[BEGIN]

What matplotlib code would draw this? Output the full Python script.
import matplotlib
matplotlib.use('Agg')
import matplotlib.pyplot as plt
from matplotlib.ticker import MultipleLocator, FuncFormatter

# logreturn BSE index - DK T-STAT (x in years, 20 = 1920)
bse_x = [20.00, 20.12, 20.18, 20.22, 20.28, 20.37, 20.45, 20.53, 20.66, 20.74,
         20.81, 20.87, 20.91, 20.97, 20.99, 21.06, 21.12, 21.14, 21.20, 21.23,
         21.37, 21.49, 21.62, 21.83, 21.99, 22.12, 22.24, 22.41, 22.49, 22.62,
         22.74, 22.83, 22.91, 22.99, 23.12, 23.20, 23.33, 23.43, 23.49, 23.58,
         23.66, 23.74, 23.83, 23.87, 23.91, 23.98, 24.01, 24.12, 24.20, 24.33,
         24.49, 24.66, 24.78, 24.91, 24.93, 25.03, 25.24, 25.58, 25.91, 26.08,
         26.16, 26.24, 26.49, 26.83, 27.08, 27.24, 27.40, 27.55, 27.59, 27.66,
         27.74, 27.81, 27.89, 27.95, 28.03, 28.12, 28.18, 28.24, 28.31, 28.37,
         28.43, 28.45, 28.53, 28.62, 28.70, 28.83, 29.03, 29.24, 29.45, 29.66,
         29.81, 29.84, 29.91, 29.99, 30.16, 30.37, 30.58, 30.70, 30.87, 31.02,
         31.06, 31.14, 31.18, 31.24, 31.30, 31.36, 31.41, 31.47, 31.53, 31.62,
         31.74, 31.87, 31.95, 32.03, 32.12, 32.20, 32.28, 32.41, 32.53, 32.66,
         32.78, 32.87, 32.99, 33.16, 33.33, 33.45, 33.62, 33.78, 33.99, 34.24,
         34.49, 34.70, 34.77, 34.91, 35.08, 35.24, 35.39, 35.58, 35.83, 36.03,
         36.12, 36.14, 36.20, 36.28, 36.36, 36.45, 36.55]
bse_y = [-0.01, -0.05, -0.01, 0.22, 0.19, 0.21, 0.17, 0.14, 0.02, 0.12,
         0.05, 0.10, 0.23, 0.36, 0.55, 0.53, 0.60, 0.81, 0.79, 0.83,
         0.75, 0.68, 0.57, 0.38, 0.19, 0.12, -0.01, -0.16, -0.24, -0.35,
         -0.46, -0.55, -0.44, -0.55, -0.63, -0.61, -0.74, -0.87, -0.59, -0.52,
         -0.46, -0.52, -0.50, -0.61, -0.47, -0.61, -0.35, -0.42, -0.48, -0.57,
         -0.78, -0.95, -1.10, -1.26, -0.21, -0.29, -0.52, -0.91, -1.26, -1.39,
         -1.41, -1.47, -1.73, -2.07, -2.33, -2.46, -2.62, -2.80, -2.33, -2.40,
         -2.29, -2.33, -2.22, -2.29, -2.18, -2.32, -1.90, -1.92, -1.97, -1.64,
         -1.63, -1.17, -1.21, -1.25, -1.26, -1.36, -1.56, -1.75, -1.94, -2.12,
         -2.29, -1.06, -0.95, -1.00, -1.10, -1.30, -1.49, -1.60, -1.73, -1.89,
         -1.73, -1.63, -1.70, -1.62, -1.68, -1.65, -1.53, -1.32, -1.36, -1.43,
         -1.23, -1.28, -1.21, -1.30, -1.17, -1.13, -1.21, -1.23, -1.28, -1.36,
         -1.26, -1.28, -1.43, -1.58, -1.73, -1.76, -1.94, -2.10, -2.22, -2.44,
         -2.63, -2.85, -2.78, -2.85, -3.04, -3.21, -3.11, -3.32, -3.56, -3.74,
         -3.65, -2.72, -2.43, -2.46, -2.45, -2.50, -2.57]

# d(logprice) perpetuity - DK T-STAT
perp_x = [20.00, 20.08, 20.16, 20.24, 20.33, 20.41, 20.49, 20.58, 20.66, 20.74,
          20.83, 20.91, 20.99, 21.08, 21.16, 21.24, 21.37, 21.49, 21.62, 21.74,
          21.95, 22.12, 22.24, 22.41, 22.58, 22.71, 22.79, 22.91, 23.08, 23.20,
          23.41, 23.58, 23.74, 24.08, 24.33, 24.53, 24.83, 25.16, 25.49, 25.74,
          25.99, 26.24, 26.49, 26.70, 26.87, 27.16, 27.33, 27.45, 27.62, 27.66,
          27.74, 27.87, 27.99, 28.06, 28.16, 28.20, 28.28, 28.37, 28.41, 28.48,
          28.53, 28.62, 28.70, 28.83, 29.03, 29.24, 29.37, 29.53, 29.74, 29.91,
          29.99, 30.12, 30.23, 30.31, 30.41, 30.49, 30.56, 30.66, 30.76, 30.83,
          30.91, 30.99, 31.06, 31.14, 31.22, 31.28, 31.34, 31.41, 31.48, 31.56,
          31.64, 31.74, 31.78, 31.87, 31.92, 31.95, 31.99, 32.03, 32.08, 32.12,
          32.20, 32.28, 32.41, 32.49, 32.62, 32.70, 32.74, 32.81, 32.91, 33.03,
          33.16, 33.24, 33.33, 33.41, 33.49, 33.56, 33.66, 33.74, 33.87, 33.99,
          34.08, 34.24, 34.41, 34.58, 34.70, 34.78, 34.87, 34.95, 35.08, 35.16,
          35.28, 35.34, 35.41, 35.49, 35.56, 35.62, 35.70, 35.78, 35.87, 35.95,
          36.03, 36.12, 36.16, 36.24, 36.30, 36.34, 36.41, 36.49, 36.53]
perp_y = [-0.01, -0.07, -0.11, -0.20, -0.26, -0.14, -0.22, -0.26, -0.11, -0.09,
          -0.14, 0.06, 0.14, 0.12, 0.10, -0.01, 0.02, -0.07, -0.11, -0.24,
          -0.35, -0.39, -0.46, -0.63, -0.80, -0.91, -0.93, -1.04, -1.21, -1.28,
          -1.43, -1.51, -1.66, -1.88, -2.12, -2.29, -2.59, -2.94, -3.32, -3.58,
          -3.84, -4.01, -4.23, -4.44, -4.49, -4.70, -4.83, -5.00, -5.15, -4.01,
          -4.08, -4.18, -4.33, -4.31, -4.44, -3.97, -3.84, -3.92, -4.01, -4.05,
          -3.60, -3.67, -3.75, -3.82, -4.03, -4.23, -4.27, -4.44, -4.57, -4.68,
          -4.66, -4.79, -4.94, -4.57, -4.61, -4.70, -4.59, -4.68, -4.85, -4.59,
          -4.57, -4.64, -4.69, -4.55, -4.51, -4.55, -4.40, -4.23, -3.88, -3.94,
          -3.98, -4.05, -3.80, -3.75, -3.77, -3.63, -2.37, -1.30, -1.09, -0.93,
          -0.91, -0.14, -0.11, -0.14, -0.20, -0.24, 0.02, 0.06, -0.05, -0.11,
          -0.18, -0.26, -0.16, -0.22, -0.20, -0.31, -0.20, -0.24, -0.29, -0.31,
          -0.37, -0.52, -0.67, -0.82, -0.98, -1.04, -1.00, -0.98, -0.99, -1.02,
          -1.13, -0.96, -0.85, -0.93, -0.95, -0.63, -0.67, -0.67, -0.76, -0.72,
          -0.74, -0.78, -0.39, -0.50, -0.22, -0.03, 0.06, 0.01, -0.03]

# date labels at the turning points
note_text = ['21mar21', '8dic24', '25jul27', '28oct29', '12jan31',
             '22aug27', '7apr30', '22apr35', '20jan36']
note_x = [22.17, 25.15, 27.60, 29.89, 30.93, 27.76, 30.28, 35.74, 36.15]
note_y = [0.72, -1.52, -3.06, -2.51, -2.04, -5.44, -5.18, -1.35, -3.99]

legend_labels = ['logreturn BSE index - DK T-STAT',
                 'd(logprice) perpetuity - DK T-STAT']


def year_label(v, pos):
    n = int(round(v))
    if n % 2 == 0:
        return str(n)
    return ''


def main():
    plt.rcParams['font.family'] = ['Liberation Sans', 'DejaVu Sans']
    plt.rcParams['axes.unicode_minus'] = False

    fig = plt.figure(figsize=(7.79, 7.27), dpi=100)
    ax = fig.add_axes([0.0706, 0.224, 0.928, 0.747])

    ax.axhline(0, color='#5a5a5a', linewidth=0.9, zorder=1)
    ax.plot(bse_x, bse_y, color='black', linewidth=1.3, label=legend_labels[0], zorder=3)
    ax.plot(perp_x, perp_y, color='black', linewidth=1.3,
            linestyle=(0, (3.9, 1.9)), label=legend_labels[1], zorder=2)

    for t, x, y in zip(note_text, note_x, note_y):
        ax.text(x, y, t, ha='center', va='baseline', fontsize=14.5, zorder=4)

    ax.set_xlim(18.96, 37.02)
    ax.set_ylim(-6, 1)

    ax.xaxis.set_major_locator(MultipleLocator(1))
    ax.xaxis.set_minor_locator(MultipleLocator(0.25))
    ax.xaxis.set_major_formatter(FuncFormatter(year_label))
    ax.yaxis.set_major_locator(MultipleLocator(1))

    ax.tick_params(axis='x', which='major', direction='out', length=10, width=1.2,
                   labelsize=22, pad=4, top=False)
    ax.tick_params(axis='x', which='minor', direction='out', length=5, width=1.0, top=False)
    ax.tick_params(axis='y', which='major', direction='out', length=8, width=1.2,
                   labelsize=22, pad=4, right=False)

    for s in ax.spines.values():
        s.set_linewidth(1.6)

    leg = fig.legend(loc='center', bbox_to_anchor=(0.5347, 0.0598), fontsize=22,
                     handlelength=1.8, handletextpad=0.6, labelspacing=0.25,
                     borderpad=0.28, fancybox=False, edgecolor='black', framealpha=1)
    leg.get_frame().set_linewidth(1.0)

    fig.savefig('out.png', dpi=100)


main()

[END]

* What needs to be done:
Take the lines above from the first through the one containing "from matplotlib.ticker import" and reproduce them exactly; include nothing else.

* Correct response:
What matplotlib code would draw this? Output the full Python script.
import matplotlib
matplotlib.use('Agg')
import matplotlib.pyplot as plt
from matplotlib.ticker import MultipleLocator, FuncFormatter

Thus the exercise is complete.